While he will appear on the primary ballot and is by far the most likely candidate to win the nomination, he can decide to step down from the race at any point.
The ideal time to complete that process would be during the Democratic National Convention in August. Delegates are awarded to candidates during primaries throughout the first half of the year, but they won’t elect a candidate for president until they vote during that convention.
If Biden wins a majority of delegates but wants to step down, he could use a speech prior to the convention or even during the week to endorse another candidate.
Under Democratic Party rules, pledged delegates are not required to vote for the candidate they represent but are told to "reflect the sentiments of those who elected them," so an endorsement from Biden would be very influential.
If there are multiple candidates, but a majority voted in line with Biden’s wishes, that candidate would become the Democrats’ presidential nominee.
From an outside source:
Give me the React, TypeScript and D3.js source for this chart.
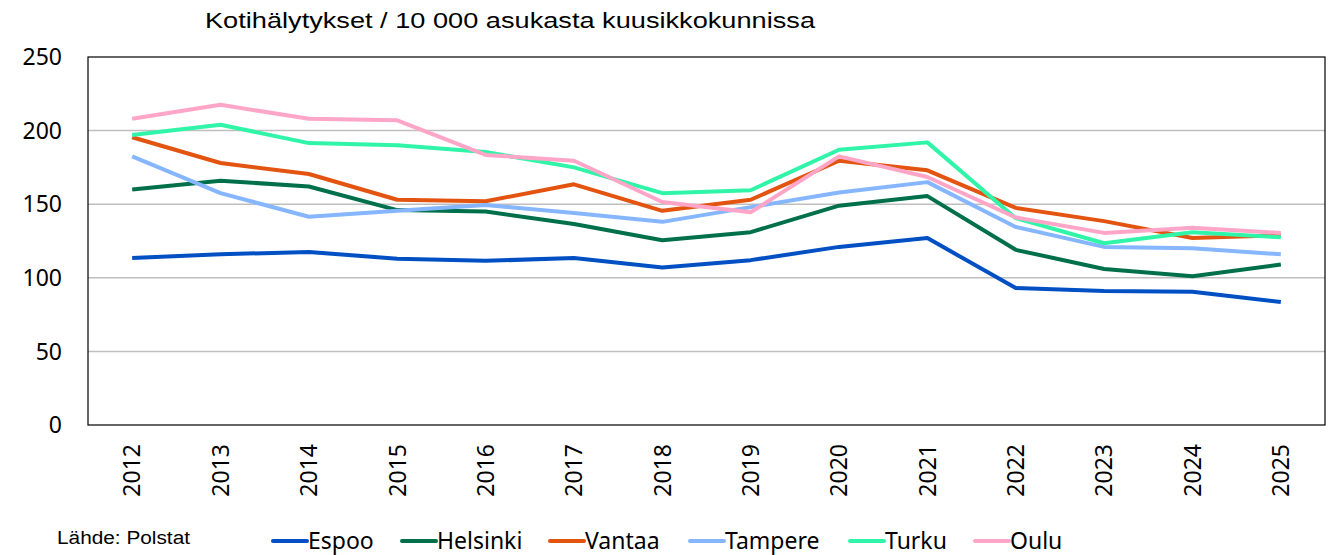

This would be a variation on what is usually called a contested convention.
If Biden fails to convince a majority in this hypothetical, and no candidate wins the first ballot at the convention, a brokered convention would take place. Delegates are released from their pledges, so leading figures in the nominating process, like party leaders and congresspeople, would try to persuade delegates to support their preferred candidate instead.
Rounds of voting would take place until one candidate reaches a majority.
Even the cleanest version of this process is messy. Biden would have to decide between endorsing his own vice president, who is officially next in line for his job but unpopular with voters, or a less known and untested alternative.
Meanwhile, a brokered convention would mean chaos. The Democrats would look disunited and directionless during their week in the spotlight, and with less than three months until the general election.
Contested and brokered conventions are rare in the modern era. The last convention that approached "contested" status was the 1980 Democratic race, when Sen. Ted Kennedy tried to take the nomination from President Jimmy Carter. Republicans also came close in 1976; that contest was between then-Gov. Ronald Reagan and President Gerald Ford. Both parties had brokered conventions in 1952.
This all makes a second Biden run the most likely outcome in 2024. If a candidate wants to change that, they would need to act now and accept that they are taking on an unprecedented challenge.